Not all internal messages need to be segmented, but when it comes to the big stuff, you should use a slightly different approach and timing for each audience within your organization.
A common mistake that can be made in internal communications is not respecting your own hierarchy. Now I am not one for an overly hieratical organization, but in some businesses its necessary and for those same reasons, you need to communicate through the hierarchy – don’t skip levels! More often than not, middle management gets missed when it comes to receiving tailored information; however these are the very same people we rely on to distribute important information.
Here are some tips on audience segmentation:
1. Segment your audience
For more of you, the departments and levels within your company will usually provide this. When it comes to a change in your organization, think about how it will affect different groups. Find the similarities between these groups, and each will become your communication segment.
Determine how you plan on distributing the information to every segment. The information you are communicating and your organizational structure will help determine this. Remember that big changes should have a more personal touch! [Blog: When Face-to-Face communication is needed]
Looking at your segments, consider the timing of communications. The information you are releasing will more than likely shape your communication calendar. When cascading information through team meetings, ensure that you give managers enough time to digest and have questions answered, before you expect them to pass the information on.
4. Tailor the message
While everyone will want to know the big picture, they will also want to know how changes will directly effect their day-to-day work life.
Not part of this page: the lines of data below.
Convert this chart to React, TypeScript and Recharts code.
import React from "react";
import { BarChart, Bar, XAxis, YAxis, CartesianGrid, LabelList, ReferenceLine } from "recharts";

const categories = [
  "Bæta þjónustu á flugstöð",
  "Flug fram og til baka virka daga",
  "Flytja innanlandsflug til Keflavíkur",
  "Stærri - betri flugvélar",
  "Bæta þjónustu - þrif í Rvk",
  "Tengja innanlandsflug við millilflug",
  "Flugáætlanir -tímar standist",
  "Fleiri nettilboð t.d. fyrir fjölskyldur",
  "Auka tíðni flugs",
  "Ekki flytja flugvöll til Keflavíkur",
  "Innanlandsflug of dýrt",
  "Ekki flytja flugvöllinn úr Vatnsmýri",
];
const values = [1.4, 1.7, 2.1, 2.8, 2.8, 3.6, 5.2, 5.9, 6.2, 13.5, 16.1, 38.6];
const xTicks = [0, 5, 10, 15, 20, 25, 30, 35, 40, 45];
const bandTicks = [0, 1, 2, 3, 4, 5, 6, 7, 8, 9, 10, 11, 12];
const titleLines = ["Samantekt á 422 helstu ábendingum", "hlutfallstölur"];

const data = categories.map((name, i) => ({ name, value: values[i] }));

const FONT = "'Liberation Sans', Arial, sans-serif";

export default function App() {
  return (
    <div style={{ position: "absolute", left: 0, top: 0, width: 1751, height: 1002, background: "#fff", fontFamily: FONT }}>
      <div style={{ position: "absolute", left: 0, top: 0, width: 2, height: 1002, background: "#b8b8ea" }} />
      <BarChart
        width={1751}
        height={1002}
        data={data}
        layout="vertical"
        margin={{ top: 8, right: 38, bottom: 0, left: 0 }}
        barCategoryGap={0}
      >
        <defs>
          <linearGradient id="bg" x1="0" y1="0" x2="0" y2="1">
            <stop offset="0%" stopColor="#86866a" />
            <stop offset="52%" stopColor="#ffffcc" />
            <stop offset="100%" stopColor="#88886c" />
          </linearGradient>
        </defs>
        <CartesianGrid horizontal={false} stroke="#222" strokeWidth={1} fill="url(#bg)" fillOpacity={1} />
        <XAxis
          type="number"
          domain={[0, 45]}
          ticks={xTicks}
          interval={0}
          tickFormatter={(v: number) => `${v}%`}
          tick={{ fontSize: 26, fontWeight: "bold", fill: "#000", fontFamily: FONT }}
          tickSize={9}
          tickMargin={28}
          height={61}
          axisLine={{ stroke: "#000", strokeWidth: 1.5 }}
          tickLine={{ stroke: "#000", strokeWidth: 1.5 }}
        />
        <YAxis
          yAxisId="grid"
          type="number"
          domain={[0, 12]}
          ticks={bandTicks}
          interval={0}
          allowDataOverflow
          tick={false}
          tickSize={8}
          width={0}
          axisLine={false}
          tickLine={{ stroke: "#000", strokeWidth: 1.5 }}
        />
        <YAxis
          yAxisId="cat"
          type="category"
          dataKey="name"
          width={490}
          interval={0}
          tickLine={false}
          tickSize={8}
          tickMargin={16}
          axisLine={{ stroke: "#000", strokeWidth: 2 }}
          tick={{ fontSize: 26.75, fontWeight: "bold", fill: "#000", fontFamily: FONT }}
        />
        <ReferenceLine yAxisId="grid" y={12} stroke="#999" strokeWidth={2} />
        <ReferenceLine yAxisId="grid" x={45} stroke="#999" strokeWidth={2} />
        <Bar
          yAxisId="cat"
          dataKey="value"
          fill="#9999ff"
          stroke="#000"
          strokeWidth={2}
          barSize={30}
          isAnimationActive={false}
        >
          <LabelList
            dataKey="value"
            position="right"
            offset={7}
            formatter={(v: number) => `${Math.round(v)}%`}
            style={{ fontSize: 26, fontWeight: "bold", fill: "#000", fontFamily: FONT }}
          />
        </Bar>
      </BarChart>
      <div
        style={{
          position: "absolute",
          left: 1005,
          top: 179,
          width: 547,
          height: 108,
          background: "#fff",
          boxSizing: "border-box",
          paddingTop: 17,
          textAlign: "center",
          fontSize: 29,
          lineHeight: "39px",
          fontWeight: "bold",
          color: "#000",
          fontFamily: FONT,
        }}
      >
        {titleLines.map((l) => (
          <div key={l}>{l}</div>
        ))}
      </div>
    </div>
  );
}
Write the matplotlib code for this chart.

Its about giving employees the “next up information,” don’t just leave them hanging with the announcement.
5. Arm your team
Ensure that everyone you are relying on in the distribution of your message is either armed with the information to answer questions, or knows who and where to go to answer any questions employees may have.
When you move away from the blanket communication approach, you create more engagement and employee buy in around company wide changes. Don’t underestimate the power of segmented communication and the role it plays in keeping employees informed and happy.